If you’re a fan of David Tennant (Jessica Jones) & Jennifer Garner (Alias), good news! They’re to star in HBO’s new half-hour comedy series Camping. However, if you’re not a fan of self-indulgent, tone-deaf showrunners, sorry but the show is hailing from Lena Dunham. It’s quite the problem!

Based on Julia Davis’s British TV show of the same name, Dunham will be co-writing, executive producing, and showrunning the series with her Girls collaborator Jennifer Konner. The story pivots around Walt (Tennant) – a man celebrating his 45th birthday on a camping trip with his “aggressively controlling” wife Kathryn (Garner). The couple will be joined by several unpleasant-sounding women.

The current synopsis makes the series sound ostensibly like a spinoff show called Girls Gone Camping. “It becomes a weekend of tested marriages and woman-on-woman crime that won’t soon be forgotten. Plus, bears.” So if you always wanted a bear attack to take down Hannah & Marnie in Girls during one of their noxious arguments about Instagram likes or upcycled furniture or whatever, this could be for you.

However, for the rest of us Dunham getting a new series isn’t exactly call for celebration.  In fact, we’d rather an encounter a bear these days than anything written by Dunham. The actor & filmmaker is an easy target for such barbs and is regularly criticized for her work but it’s also very much warranted. Why? There are a few standout reasons.

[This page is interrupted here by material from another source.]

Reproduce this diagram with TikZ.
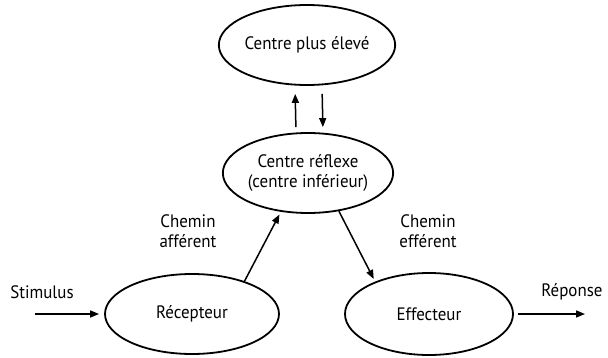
\documentclass[tikz,border=0pt]{standalone}
\usepackage{fontspec}
\setmainfont[FakeStretch=0.94]{PT Sans}
\usepackage{tikz}
\usetikzlibrary{shapes.geometric,arrows.meta}

\tikzset{
	centre/.style={draw, ellipse, line width=1.8pt, inner sep=0pt},
	fleche/.style={line width=1.5pt, -{Triangle[length=9pt,width=7pt]}},
}

\begin{document}
\begin{tikzpicture}[x=10pt,y=10pt,font=\fontsize{18}{20}\selectfont]
	\useasboundingbox (0,0) rectangle (60.8,35.7);

	\node[centre, minimum width=158pt, minimum height=80pt] (haut) at (30.7,31.2) {Centre plus élevé};
	\node[centre, minimum width=160pt, minimum height=80pt, align=center] (reflexe) at (30.8,18.4) {Centre réflexe\\(centre inférieur)};
	\node[centre, minimum width=174pt, minimum height=80pt] (recep) at (19.2,4.3) {Récepteur};
	\node[centre, minimum width=168pt, minimum height=82pt] (effec) at (42.9,4.3) {Effecteur};

	\draw[fleche, shorten <=5pt, shorten >=8pt] ([xshift=-12pt]reflexe.north) -- ([xshift=-12pt]haut.south);
	\draw[fleche, shorten <=8pt, shorten >=5pt] ([xshift=15pt]haut.south) -- ([xshift=15pt]reflexe.north);

	\draw[fleche, shorten >=3pt] (recep.32) -- (reflexe.235);
	\node[align=center] (aff) at (18.8,12.6) {Chemin\\afférent};
	\draw[fleche, shorten >=3pt] (reflexe.309) -- (effec.149);
	\node[align=center] (eff) at (42.8,12.6) {Chemin\\efférent};

	\coordinate (entree) at (3.5,4.3);
	\node (stim) at (4.2,6.5) {Stimulus};
	\draw[fleche, shorten >=5pt] (entree) -- (recep.west);

	\coordinate (sortie) at (58.5,4.3);
	\node (rep) at (57.2,6.5) {Réponse};
	\draw[fleche, shorten <=4pt] (effec.east) -- (sortie);

\end{tikzpicture}
\end{document}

Women supporting each other? Not in Dunham’s stories

It’s interesting Dunham’s new show will feature “woman-on-woman” crime since Girls was at its core a show about woman-on-woman malfeasance. While we love to celebrate female-written narratives featuring flawed and even monstrous female characters, we’re loathe to celebrate stories that focus specifically on female stereotypes and women treating each other horrendously.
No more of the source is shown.